Нина Дангулова рассказывала, что как-то была в Переделкино, в Доме творчества. В то самое время там находился и Шукшин. Дангулова перевела рассказ Тютюнника «Поминали Маркияна». За ужином в столовой передала его Шукшину. «Прочтите, скажите свое мнение». Среди ночи ее разбудил стук в дверь. «Отвори, это я, Шукшин...» Стоит в пижаме, босой, в руках — рассказ Тютюнника: «Кто это такой? Это потрясающе! В русской литературе такого нет...» Дангулова пообещала, что познакомит их.
— Шукшин был тогда на волне популярности?
— Всех литераторов такого типа в Москве полупренебрежительно называли «деревенщиками» — Солоухина, Козакова, Белова, Шолохова... Они изображали настоящую, не приукрашенную Россию. Их творчество лишено отвратительного пренебрежения к другим народам. Тогда как остальные могли запросто позволить себе укол шовинизмом. Даже такие достойные, как Александр Твардовский. Как-то говорил поэту Малышко: «Андрей, ты такой талант, переходи на русский, будешь печататься по всему Советскому Союзу!» А они были друзьями и почти рука об руку прошли военные фронты... Поэму Твардовского «Василий Теркин» Малышко знал почти наизусть...
— Наверное, не каждый «деревенщик» лишен имперского пренебрежения?

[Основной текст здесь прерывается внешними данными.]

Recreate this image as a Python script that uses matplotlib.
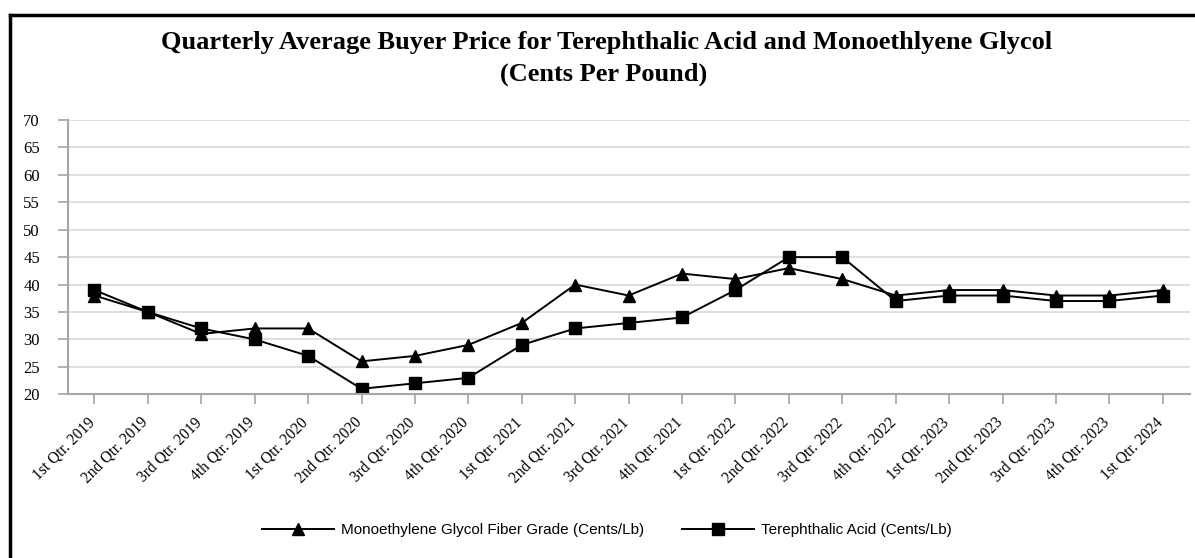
import matplotlib
matplotlib.use("Agg")
import matplotlib.pyplot as plt
import matplotlib.transforms as mtransforms
from matplotlib.lines import Line2D

# Quarter labels along the x axis
quarters = [
    "1st Qtr. 2019", "2nd Qtr. 2019", "3rd Qtr. 2019", "4th Qtr. 2019",
    "1st Qtr. 2020", "2nd Qtr. 2020", "3rd Qtr. 2020", "4th Qtr. 2020",
    "1st Qtr. 2021", "2nd Qtr. 2021", "3rd Qtr. 2021", "4th Qtr. 2021",
    "1st Qtr. 2022", "2nd Qtr. 2022", "3rd Qtr. 2022", "4th Qtr. 2022",
    "1st Qtr. 2023", "2nd Qtr. 2023", "3rd Qtr. 2023", "4th Qtr. 2023",
    "1st Qtr. 2024",
]

# Prices in cents per pound
meg = [38, 35, 31, 32, 32, 26, 27, 29, 33, 40, 38, 42, 41, 43, 41, 38, 39, 39, 38, 38, 39]
pta = [39, 35, 32, 30, 27, 21, 22, 23, 29, 32, 33, 34, 39, 45, 45, 37, 38, 38, 37, 37, 38]

yticks = list(range(20, 75, 5))

serif = ["Liberation Serif", "DejaVu Serif"]
sans = ["Liberation Sans", "DejaVu Sans"]

fig = plt.figure(figsize=(11.95, 5.58), dpi=100)
ax = fig.add_axes([0.0567, 0.2934, 0.9387, 0.4916])

x = list(range(len(quarters)))
ax.plot(x, meg, color="black", lw=1.4, marker="^", ms=8,
        label="Monoethylene Glycol Fiber Grade (Cents/Lb)")
ax.plot(x, pta, color="black", lw=1.4, marker="s", ms=8.5,
        label="Terephthalic Acid (Cents/Lb)")

ax.set_xlim(-0.5, len(quarters) - 0.5)
ax.set_ylim(20, 70)
ax.set_yticks(yticks)
ax.set_xticks(x)

ax.grid(axis="y", color="#d9d9d9", lw=1.2)
ax.set_axisbelow(True)
for side in ["top", "right"]:
    ax.spines[side].set_visible(False)
for side in ["left", "bottom"]:
    ax.spines[side].set_color("#a6a6a6")
    ax.spines[side].set_linewidth(1.5)
ax.tick_params(axis="y", length=7, width=1.2, color="#a6a6a6", pad=13)
ax.tick_params(axis="x", length=7, width=1.2, color="#a6a6a6", pad=6)

ax.set_xticklabels(quarters, rotation=45, ha="right", rotation_mode="anchor",
                   family=serif, fontsize=11.2)
# nudge the rotated labels so their ends sit under the ticks
# (done after tick_params, which would reset the transforms)
shift = mtransforms.ScaledTranslation(-8 / 100, -2 / 100, fig.dpi_scale_trans)
for lab in ax.get_xticklabels():
    lab.set_transform(lab.get_transform() + shift)
for lab in ax.get_yticklabels():
    lab.set_family(serif)
    lab.set_fontsize(12)

fig.text(0.508, 1 - 43 / 558, "Quarterly Average Buyer Price for Terephthalic Acid and Monoethlyene Glycol",
         ha="center", va="center", family=serif, fontweight="bold", fontsize=19)
fig.text(0.505, 1 - 74 / 558, "(Cents Per Pound)",
         ha="center", va="center", family=serif, fontweight="bold", fontsize=19)

fig.legend(loc="center", bbox_to_anchor=(0.508, 1 - 530 / 558), ncol=2, frameon=False,
           prop={"family": sans, "size": 11}, handlelength=4.7,
           columnspacing=2.5, handletextpad=0.45)

# Border lines along the top and left edges
fig.add_artist(Line2D([0.008, 1.0], [0.973, 0.973], color="black", lw=2.5,
                      transform=fig.transFigure))
fig.add_artist(Line2D([0.008, 0.008], [0.0, 0.973], color="black", lw=2.5,
                      transform=fig.transFigure))

fig.savefig("out.png", dpi=100)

— Малышко, пересказывая тот разговор, сказал мне: «Вот видите, какой талант, какой писатель замечательный, а болен. И неизлечимо. Метастазы шовинизма». Кстати, некоторые наши рьяные критики называли Тютюнника «украинским Шукшиным». С одной стороны, вроде бы высокая похвала, а с другой — второсортность, незначительность. На самом деле, это два самобытных национальных таланта с подобным мироощущением...
Они так и не успели познакомиться... За неделю до назначенной встречи страну облетело печальное известие: Василий Шукшин умер на съемках фильма «Они воевали за Родину». Услышав об этом, Тютюнник пошел на Бессарабский рынок и купил все чернобрывцы. Поехал в Жуляны, взял билет и вылетел в Москву... Россия прощалась со своим писателем. Море народа... «Я говорил, что я с Украины, и меня пропускали через все милицейские посты — вплоть до гроба». Позднее Тютюнник напишет об этом в коротком очерке «Світла душа». В последних строках прочитывается суть писательской судьбы и долга: «Із болі і муки народжується письменник. Іншого шляху в нього немає...»
В очередной раз после публикации новелл в журнале «Вітчизна» имя Григора Тютюнника было занесено в «черные списки». Он грустно говорил: «Я написал лишь полправды — поэтому меня изгоняют из литературы. А если бы я написал всю правду, так что, меня нужно уничтожить?»